Beside in Koblenz, a witness also spoke about how they took bodies and put them in mass graves. We have known this for a long time. It’s all recorded by state security, with orders from the National Security Bureau and from Bashar al-Assad himself. We already have documented that. We don’t need more to prove that they are guilty. But we now need these documents to expose the truth, to tell the narrative about what happened, to connect the dots in the history, more than to prove their guilt.

Do you have fears about the new power in Damascus?

I am not afraid from them. But I worry about the fact that we should have now another fight, a peaceful fight for sure, to stop this violence, and I worry about what they want to do with the Syrians. We are not going to allow them to take us to places where we do not want to go. Syrians who are testing freedom and dignity, who have paid a lot to obtain these, will never give up and let it go now. Not for al-Jolani, not for people like him.

We will continue our fight until Syria is a democratic country which respects human rights. That’s what the Syrians are asking for and that’s what they deserve to have.

To you, what are the conditions for justice and transitional justice to happen in Syria?

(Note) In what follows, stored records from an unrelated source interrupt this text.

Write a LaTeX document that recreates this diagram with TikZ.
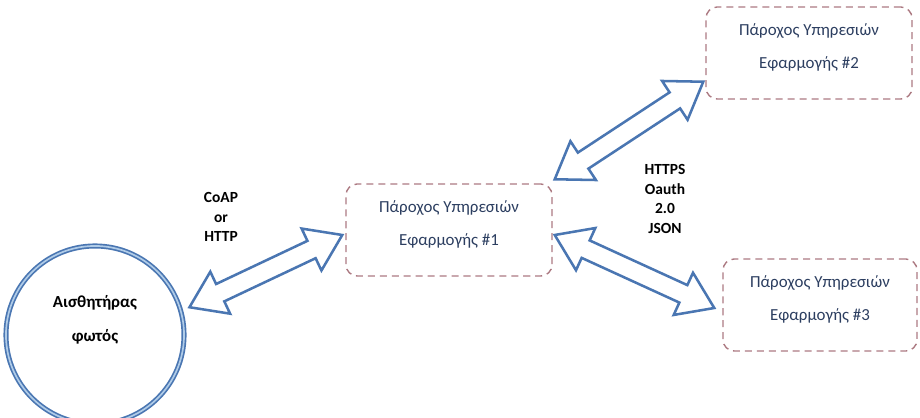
\documentclass[tikz,border=0pt]{standalone}
\usepackage{fontspec}
\setmainfont{Carlito}
\usepackage{tikz}
\usetikzlibrary{calc}
\definecolor{cvb}{RGB}{74,118,178}
\definecolor{cvl}{RGB}{176,204,232}
\definecolor{cvr}{RGB}{172,122,130}
\definecolor{cvt}{RGB}{44,62,96}

% hollow two-headed block arrow between two named points
\newcommand{\blockarrow}[2]{%
  \coordinate (#1-h) at ($(#1)!0.85cm!(#2)$);
  \coordinate (#2-h) at ($(#2)!0.85cm!(#1)$);
  \draw[barr] (#1)
    -- ($(#1-h)!0.58cm!90:(#2)$) -- ($(#1-h)!0.24cm!90:(#2)$)
    -- ($(#2-h)!0.24cm!-90:(#1)$) -- ($(#2-h)!0.58cm!-90:(#1)$)
    -- (#2)
    -- ($(#2-h)!0.58cm!90:(#1)$) -- ($(#2-h)!0.24cm!90:(#1)$)
    -- ($(#1-h)!0.24cm!-90:(#2)$) -- ($(#1-h)!0.58cm!-90:(#2)$)
    -- cycle;}

\begin{document}
\begin{tikzpicture}[
  x=0.025cm,y=-0.025cm,
  sensor/.style={circle,draw=cvb,line width=1.2pt,double=cvl,double distance=1.2pt,
                 minimum size=4.45cm,align=center,text depth=24pt,
                 font=\fontsize{12}{14}\selectfont\bfseries},
  prov/.style={draw=cvr,dashed,dash pattern=on 5pt off 3.5pt,line width=1pt,
               rounded corners=8pt,align=center,text=cvt,text depth=10pt,
               minimum width=5.15cm,minimum height=2.3cm,font=\fontsize{12}{14}\selectfont},
  lbl/.style={align=center,font=\fontsize{11}{14}\selectfont\bfseries},
  barr/.style={draw=cvb,line width=1.8pt,line join=miter,fill=white}
]
\useasboundingbox (0,0) rectangle (920,418);

\node[sensor] (sensor) at (95,335) {Αισθητήρας\\[10pt]φωτός};
\node[prov] (p1) at (449,230) {Πάροχος Υπηρεσιών\\[10pt]Εφαρμογής \#1};
\node[prov] (p2) at (809,53) {Πάροχος Υπηρεσιών\\[10pt]Εφαρμογής \#2};
\node[prov,minimum width=4.85cm] (p3) at (820,305) {Πάροχος Υπηρεσιών\\[10pt]Εφαρμογής \#3};

\coordinate (a1s) at ([shift={(9,0)}]sensor.18);
\coordinate (a1e) at ([shift={(-3,5)}]p1.west);
\coordinate (a2s) at ([shift={(2,-4)}]p1.north east);
\coordinate (a2e) at ([shift={(-2,-18)}]p2.south west);
\coordinate (a3s) at ([shift={(2,5)}]p1.east);
\coordinate (a3e) at ([shift={(-8,3)}]p3.west);
\blockarrow{a1s}{a1e}
\blockarrow{a2s}{a2e}
\blockarrow{a3s}{a3e}

\node[lbl] (coap) at (221,217) {CoAP\\or\\HTTP};
\node[lbl] (https) at (665,199) {HTTPS\\Oauth\\2.0\\JSON};
\end{tikzpicture}
\end{document}
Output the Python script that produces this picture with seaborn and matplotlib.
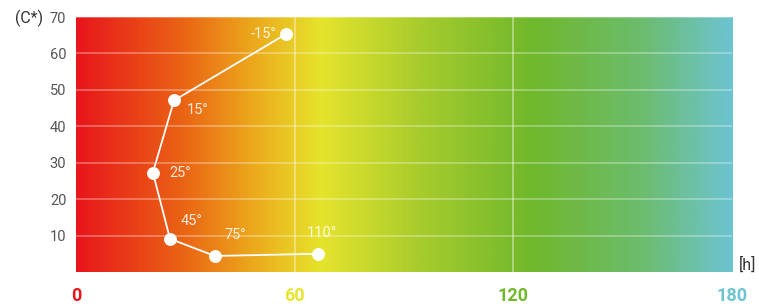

We need full support from democracies because there are also some countries who will support radicals and want a new civil war in Syria. Some countries will fight not to allow Syria to become a democracy because it would be threatening their crown in the Arabic Gulf, or in Iran, in Russia, in Turkey.

For that, we need support, full support, from Europe and from the US, from the free world. It’s in their interest, it’s not for Syria. It’s their interest to have a democratic, stable Syria. If they don’t support us, if they do what they did in 2011, it will be a disaster for the world.